Set problem: Give an exact copy of every line, leaving images out.

Dataset content:

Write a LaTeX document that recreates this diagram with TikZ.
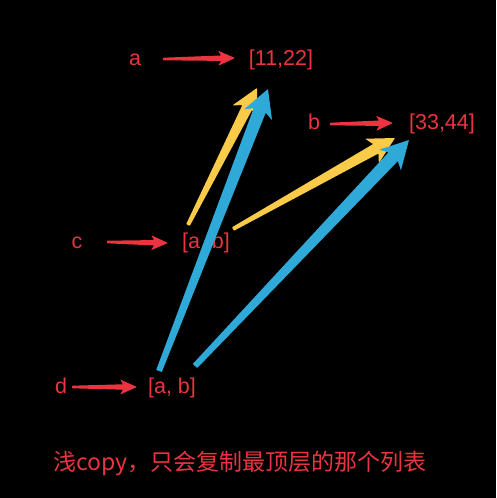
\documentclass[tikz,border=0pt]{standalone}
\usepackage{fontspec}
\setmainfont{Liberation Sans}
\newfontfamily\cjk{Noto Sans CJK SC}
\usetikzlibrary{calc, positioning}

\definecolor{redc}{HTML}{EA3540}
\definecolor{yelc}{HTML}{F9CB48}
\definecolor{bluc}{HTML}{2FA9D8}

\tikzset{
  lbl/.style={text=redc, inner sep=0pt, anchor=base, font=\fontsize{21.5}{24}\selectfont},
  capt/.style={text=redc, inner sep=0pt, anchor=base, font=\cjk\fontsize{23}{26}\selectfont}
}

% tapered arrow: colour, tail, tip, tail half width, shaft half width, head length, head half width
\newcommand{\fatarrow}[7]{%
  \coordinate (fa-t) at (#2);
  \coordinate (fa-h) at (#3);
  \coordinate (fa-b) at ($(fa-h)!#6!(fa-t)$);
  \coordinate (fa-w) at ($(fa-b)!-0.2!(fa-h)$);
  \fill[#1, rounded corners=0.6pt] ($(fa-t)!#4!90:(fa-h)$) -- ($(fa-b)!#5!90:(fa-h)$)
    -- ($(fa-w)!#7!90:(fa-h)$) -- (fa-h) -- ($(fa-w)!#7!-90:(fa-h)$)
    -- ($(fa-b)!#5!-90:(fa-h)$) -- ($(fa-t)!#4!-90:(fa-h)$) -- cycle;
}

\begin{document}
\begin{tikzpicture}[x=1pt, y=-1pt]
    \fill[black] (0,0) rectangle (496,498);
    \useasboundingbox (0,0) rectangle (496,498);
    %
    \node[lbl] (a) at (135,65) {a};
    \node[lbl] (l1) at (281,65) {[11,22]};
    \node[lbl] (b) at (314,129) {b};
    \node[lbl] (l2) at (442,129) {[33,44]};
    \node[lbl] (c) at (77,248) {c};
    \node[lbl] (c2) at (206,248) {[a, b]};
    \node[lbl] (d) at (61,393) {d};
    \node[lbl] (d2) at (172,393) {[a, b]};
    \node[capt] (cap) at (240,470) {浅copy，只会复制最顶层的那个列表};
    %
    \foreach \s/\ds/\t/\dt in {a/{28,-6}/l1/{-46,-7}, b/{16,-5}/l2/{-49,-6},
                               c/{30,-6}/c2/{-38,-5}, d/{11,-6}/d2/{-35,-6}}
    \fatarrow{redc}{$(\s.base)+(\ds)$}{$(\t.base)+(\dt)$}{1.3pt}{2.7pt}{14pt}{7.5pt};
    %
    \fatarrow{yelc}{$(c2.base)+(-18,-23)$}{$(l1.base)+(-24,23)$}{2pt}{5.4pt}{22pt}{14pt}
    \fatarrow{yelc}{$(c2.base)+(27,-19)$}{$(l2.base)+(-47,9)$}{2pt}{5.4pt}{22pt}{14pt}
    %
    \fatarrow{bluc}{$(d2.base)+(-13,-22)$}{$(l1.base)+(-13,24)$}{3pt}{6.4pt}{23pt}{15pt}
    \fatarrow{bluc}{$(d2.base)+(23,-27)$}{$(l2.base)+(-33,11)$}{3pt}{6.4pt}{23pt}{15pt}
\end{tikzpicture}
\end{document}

Exercise answer:
Write a LaTeX document that recreates this diagram with TikZ.
\documentclass[tikz,border=0pt]{standalone}
\usepackage{fontspec}
\setmainfont{Liberation Sans}
\newfontfamily\cjk{Noto Sans CJK SC}
\usetikzlibrary{calc, positioning}

\definecolor{redc}{HTML}{EA3540}
\definecolor{yelc}{HTML}{F9CB48}
\definecolor{bluc}{HTML}{2FA9D8}

\tikzset{
  lbl/.style={text=redc, inner sep=0pt, anchor=base, font=\fontsize{21.5}{24}\selectfont},
  capt/.style={text=redc, inner sep=0pt, anchor=base, font=\cjk\fontsize{23}{26}\selectfont}
}

% tapered arrow: colour, tail, tip, tail half width, shaft half width, head length, head half width
\newcommand{\fatarrow}[7]{%
  \coordinate (fa-t) at (#2);
  \coordinate (fa-h) at (#3);
  \coordinate (fa-b) at ($(fa-h)!#6!(fa-t)$);
  \coordinate (fa-w) at ($(fa-b)!-0.2!(fa-h)$);
  \fill[#1, rounded corners=0.6pt] ($(fa-t)!#4!90:(fa-h)$) -- ($(fa-b)!#5!90:(fa-h)$)
    -- ($(fa-w)!#7!90:(fa-h)$) -- (fa-h) -- ($(fa-w)!#7!-90:(fa-h)$)
    -- ($(fa-b)!#5!-90:(fa-h)$) -- ($(fa-t)!#4!-90:(fa-h)$) -- cycle;
}

\begin{document}
\begin{tikzpicture}[x=1pt, y=-1pt]
    \fill[black] (0,0) rectangle (496,498);
    \useasboundingbox (0,0) rectangle (496,498);
    %
    \node[lbl] (a) at (135,65) {a};
    \node[lbl] (l1) at (281,65) {[11,22]};
    \node[lbl] (b) at (314,129) {b};
    \node[lbl] (l2) at (442,129) {[33,44]};
    \node[lbl] (c) at (77,248) {c};
    \node[lbl] (c2) at (206,248) {[a, b]};
    \node[lbl] (d) at (61,393) {d};
    \node[lbl] (d2) at (172,393) {[a, b]};
    \node[capt] (cap) at (240,470) {浅copy，只会复制最顶层的那个列表};
    %
    \foreach \s/\ds/\t/\dt in {a/{28,-6}/l1/{-46,-7}, b/{16,-5}/l2/{-49,-6},
                               c/{30,-6}/c2/{-38,-5}, d/{11,-6}/d2/{-35,-6}}
    \fatarrow{redc}{$(\s.base)+(\ds)$}{$(\t.base)+(\dt)$}{1.3pt}{2.7pt}{14pt}{7.5pt};
    %
    \fatarrow{yelc}{$(c2.base)+(-18,-23)$}{$(l1.base)+(-24,23)$}{2pt}{5.4pt}{22pt}{14pt}
    \fatarrow{yelc}{$(c2.base)+(27,-19)$}{$(l2.base)+(-47,9)$}{2pt}{5.4pt}{22pt}{14pt}
    %
    \fatarrow{bluc}{$(d2.base)+(-13,-22)$}{$(l1.base)+(-13,24)$}{3pt}{6.4pt}{23pt}{15pt}
    \fatarrow{bluc}{$(d2.base)+(23,-27)$}{$(l2.base)+(-33,11)$}{3pt}{6.4pt}{23pt}{15pt}
\end{tikzpicture}
\end{document}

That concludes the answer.